_Information provided_
_ _ _ _ _ _ _

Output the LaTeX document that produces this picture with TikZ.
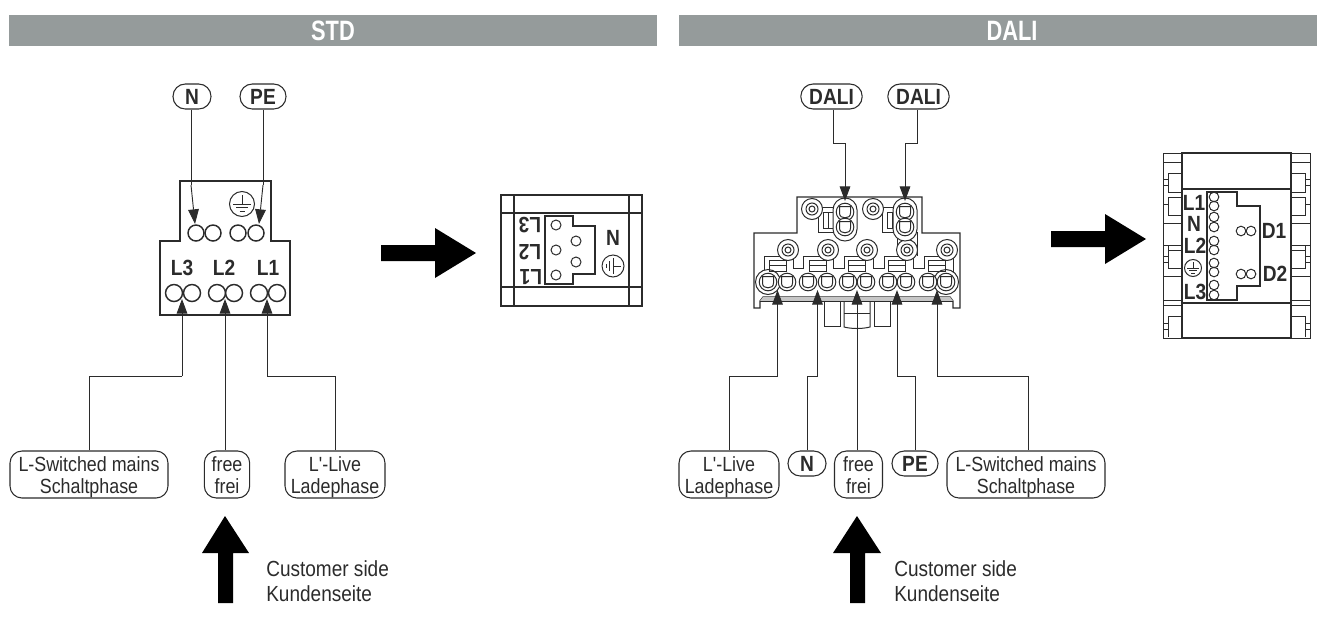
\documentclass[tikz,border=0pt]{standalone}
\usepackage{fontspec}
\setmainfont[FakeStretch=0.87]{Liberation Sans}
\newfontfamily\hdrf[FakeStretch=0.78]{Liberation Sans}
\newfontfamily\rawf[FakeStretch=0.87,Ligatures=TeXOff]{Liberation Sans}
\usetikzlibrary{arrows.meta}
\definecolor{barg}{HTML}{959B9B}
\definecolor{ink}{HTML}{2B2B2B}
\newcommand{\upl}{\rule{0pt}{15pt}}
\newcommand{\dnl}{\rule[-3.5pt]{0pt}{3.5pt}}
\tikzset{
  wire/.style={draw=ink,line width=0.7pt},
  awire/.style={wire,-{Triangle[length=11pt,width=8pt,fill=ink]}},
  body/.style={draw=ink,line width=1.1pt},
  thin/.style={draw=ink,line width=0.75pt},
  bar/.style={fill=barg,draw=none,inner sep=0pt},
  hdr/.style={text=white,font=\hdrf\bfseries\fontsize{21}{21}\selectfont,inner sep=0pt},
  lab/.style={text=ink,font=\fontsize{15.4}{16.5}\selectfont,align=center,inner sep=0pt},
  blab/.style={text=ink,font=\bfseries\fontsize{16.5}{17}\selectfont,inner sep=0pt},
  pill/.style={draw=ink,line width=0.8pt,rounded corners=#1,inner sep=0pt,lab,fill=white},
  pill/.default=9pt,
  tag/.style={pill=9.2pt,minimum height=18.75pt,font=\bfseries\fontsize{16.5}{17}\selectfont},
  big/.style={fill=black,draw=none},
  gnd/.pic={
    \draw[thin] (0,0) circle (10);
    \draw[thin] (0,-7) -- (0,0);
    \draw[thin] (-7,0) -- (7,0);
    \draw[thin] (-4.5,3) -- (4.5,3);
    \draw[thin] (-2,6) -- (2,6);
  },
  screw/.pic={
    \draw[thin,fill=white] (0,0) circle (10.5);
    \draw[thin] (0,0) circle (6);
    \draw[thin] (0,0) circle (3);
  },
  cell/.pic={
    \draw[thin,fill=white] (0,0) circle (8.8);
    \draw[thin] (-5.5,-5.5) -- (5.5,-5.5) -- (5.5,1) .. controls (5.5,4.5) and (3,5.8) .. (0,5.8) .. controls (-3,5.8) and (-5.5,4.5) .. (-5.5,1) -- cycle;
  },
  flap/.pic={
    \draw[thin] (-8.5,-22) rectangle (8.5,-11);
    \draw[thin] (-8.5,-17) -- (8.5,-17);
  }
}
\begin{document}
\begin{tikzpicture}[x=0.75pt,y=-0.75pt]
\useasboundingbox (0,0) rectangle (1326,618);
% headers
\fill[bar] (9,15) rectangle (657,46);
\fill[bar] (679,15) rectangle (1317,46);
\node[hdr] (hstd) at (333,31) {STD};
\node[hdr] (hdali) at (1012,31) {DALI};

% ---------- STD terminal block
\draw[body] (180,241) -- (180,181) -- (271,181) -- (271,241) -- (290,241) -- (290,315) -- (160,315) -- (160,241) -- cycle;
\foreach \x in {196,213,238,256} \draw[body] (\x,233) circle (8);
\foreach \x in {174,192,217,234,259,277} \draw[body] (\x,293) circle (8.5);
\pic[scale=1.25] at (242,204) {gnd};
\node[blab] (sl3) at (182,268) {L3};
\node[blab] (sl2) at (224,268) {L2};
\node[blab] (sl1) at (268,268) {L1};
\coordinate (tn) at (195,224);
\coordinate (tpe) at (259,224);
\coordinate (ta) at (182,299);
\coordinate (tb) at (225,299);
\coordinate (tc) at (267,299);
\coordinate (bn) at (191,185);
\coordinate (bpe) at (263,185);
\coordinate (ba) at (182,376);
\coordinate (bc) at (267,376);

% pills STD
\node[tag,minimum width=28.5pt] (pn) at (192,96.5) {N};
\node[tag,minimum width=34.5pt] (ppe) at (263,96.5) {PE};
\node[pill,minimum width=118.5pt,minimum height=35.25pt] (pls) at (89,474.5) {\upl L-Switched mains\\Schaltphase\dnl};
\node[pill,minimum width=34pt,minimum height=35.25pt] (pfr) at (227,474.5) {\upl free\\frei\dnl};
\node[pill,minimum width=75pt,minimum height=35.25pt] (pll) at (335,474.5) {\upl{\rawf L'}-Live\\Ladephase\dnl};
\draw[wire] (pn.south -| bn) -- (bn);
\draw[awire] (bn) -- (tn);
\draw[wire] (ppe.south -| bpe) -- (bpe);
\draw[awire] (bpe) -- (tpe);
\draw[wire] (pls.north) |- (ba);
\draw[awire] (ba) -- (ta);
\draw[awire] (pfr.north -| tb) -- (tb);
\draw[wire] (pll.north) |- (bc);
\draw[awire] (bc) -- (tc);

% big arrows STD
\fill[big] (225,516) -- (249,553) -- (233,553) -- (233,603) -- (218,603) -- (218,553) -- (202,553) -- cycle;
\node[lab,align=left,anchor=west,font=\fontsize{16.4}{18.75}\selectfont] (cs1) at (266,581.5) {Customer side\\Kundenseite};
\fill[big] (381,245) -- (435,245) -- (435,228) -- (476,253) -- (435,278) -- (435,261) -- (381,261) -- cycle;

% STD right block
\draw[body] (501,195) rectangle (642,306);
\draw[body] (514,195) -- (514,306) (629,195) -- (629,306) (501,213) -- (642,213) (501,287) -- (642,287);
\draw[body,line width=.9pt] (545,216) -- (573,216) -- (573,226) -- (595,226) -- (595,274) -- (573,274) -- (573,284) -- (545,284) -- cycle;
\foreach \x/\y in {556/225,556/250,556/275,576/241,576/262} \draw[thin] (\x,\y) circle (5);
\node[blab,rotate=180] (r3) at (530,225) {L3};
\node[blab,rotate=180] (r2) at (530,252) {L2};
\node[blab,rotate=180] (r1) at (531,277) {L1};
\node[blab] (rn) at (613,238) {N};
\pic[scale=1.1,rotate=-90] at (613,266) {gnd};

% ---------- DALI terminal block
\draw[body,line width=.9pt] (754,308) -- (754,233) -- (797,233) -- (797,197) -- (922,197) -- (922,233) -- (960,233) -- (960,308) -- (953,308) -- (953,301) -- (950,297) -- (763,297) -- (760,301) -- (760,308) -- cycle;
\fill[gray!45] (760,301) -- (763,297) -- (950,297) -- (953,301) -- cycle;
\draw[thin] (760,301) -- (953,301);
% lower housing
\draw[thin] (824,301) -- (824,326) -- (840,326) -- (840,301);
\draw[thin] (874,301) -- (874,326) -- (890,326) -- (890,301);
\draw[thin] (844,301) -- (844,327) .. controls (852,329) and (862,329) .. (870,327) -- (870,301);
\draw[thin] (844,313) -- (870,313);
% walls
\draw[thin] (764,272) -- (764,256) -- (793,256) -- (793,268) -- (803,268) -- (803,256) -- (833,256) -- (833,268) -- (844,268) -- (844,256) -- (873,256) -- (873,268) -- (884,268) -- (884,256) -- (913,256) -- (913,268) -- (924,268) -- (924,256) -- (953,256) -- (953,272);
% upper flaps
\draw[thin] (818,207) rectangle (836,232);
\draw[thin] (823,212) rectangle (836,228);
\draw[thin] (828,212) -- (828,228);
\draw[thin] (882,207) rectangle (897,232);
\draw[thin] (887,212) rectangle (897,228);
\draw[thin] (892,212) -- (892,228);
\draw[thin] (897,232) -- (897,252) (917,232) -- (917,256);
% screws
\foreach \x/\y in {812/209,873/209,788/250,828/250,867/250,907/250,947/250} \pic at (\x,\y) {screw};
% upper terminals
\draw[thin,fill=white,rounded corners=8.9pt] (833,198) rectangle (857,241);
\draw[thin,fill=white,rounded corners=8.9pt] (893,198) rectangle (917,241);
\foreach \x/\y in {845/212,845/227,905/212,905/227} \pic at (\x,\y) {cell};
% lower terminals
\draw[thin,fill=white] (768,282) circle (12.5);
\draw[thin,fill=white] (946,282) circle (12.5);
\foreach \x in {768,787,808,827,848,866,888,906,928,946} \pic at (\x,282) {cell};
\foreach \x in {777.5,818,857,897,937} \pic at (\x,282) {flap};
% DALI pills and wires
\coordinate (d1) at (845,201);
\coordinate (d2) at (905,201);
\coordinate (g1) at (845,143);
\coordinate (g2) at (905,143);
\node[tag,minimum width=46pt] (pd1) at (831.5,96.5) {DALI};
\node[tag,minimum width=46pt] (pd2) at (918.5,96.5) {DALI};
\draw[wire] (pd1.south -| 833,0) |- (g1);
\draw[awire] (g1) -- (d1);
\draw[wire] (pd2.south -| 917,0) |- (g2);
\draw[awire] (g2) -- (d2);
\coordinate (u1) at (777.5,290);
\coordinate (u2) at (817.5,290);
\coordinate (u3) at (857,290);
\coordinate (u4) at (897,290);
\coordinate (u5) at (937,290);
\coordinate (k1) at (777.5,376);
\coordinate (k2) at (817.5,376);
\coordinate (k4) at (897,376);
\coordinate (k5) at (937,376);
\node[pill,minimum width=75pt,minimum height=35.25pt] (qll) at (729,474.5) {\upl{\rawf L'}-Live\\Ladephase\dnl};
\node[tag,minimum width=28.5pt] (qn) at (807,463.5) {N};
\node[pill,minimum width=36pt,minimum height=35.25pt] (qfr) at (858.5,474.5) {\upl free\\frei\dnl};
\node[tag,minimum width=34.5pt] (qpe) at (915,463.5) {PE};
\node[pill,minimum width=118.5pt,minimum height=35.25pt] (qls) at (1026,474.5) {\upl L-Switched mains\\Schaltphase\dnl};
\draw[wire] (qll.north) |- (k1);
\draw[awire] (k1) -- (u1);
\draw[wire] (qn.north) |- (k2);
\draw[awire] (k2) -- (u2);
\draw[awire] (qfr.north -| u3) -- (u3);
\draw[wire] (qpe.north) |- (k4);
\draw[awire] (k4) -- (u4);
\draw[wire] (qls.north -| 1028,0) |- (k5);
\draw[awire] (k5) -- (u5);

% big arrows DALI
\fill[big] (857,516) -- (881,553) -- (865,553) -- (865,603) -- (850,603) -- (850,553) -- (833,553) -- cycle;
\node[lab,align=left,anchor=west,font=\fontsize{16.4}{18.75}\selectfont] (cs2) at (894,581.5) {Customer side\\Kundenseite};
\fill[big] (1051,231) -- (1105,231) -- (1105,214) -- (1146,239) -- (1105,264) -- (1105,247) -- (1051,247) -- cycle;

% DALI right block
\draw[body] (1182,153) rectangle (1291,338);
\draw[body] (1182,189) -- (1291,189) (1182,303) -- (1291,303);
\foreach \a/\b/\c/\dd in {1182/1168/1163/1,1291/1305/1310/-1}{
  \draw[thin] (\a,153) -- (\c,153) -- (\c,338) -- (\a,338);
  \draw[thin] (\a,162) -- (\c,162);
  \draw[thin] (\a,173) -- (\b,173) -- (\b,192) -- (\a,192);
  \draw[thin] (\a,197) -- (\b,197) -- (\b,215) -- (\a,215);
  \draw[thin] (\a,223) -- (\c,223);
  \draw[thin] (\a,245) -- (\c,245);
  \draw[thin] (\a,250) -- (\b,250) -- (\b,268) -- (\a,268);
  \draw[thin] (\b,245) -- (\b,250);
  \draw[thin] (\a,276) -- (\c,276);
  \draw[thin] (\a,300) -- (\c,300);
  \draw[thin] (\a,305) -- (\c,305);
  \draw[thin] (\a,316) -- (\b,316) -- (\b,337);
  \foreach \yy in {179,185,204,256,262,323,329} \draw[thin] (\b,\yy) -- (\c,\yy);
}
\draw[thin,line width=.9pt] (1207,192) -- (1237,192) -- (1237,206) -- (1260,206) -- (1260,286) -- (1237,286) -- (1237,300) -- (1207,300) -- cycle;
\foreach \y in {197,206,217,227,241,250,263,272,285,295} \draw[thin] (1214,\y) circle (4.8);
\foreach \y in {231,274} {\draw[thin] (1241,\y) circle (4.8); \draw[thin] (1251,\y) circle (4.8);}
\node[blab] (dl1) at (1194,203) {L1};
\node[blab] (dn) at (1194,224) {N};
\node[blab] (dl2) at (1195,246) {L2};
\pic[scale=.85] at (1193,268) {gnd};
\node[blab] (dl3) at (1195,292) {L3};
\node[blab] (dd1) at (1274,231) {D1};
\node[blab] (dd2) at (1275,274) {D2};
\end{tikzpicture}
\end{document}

_ _ _ _ _ _ _

_Exercise instructions_
Only lines belong in the copy: transcribe those from the start of the data through the line that contains "(hdali) at (1012,31)", and skip the pictures.

_Written reply_
Output the LaTeX document that produces this picture with TikZ.
\documentclass[tikz,border=0pt]{standalone}
\usepackage{fontspec}
\setmainfont[FakeStretch=0.87]{Liberation Sans}
\newfontfamily\hdrf[FakeStretch=0.78]{Liberation Sans}
\newfontfamily\rawf[FakeStretch=0.87,Ligatures=TeXOff]{Liberation Sans}
\usetikzlibrary{arrows.meta}
\definecolor{barg}{HTML}{959B9B}
\definecolor{ink}{HTML}{2B2B2B}
\newcommand{\upl}{\rule{0pt}{15pt}}
\newcommand{\dnl}{\rule[-3.5pt]{0pt}{3.5pt}}
\tikzset{
  wire/.style={draw=ink,line width=0.7pt},
  awire/.style={wire,-{Triangle[length=11pt,width=8pt,fill=ink]}},
  body/.style={draw=ink,line width=1.1pt},
  thin/.style={draw=ink,line width=0.75pt},
  bar/.style={fill=barg,draw=none,inner sep=0pt},
  hdr/.style={text=white,font=\hdrf\bfseries\fontsize{21}{21}\selectfont,inner sep=0pt},
  lab/.style={text=ink,font=\fontsize{15.4}{16.5}\selectfont,align=center,inner sep=0pt},
  blab/.style={text=ink,font=\bfseries\fontsize{16.5}{17}\selectfont,inner sep=0pt},
  pill/.style={draw=ink,line width=0.8pt,rounded corners=#1,inner sep=0pt,lab,fill=white},
  pill/.default=9pt,
  tag/.style={pill=9.2pt,minimum height=18.75pt,font=\bfseries\fontsize{16.5}{17}\selectfont},
  big/.style={fill=black,draw=none},
  gnd/.pic={
    \draw[thin] (0,0) circle (10);
    \draw[thin] (0,-7) -- (0,0);
    \draw[thin] (-7,0) -- (7,0);
    \draw[thin] (-4.5,3) -- (4.5,3);
    \draw[thin] (-2,6) -- (2,6);
  },
  screw/.pic={
    \draw[thin,fill=white] (0,0) circle (10.5);
    \draw[thin] (0,0) circle (6);
    \draw[thin] (0,0) circle (3);
  },
  cell/.pic={
    \draw[thin,fill=white] (0,0) circle (8.8);
    \draw[thin] (-5.5,-5.5) -- (5.5,-5.5) -- (5.5,1) .. controls (5.5,4.5) and (3,5.8) .. (0,5.8) .. controls (-3,5.8) and (-5.5,4.5) .. (-5.5,1) -- cycle;
  },
  flap/.pic={
    \draw[thin] (-8.5,-22) rectangle (8.5,-11);
    \draw[thin] (-8.5,-17) -- (8.5,-17);
  }
}
\begin{document}
\begin{tikzpicture}[x=0.75pt,y=-0.75pt]
\useasboundingbox (0,0) rectangle (1326,618);
% headers
\fill[bar] (9,15) rectangle (657,46);
\fill[bar] (679,15) rectangle (1317,46);
\node[hdr] (hstd) at (333,31) {STD};
\node[hdr] (hdali) at (1012,31) {DALI};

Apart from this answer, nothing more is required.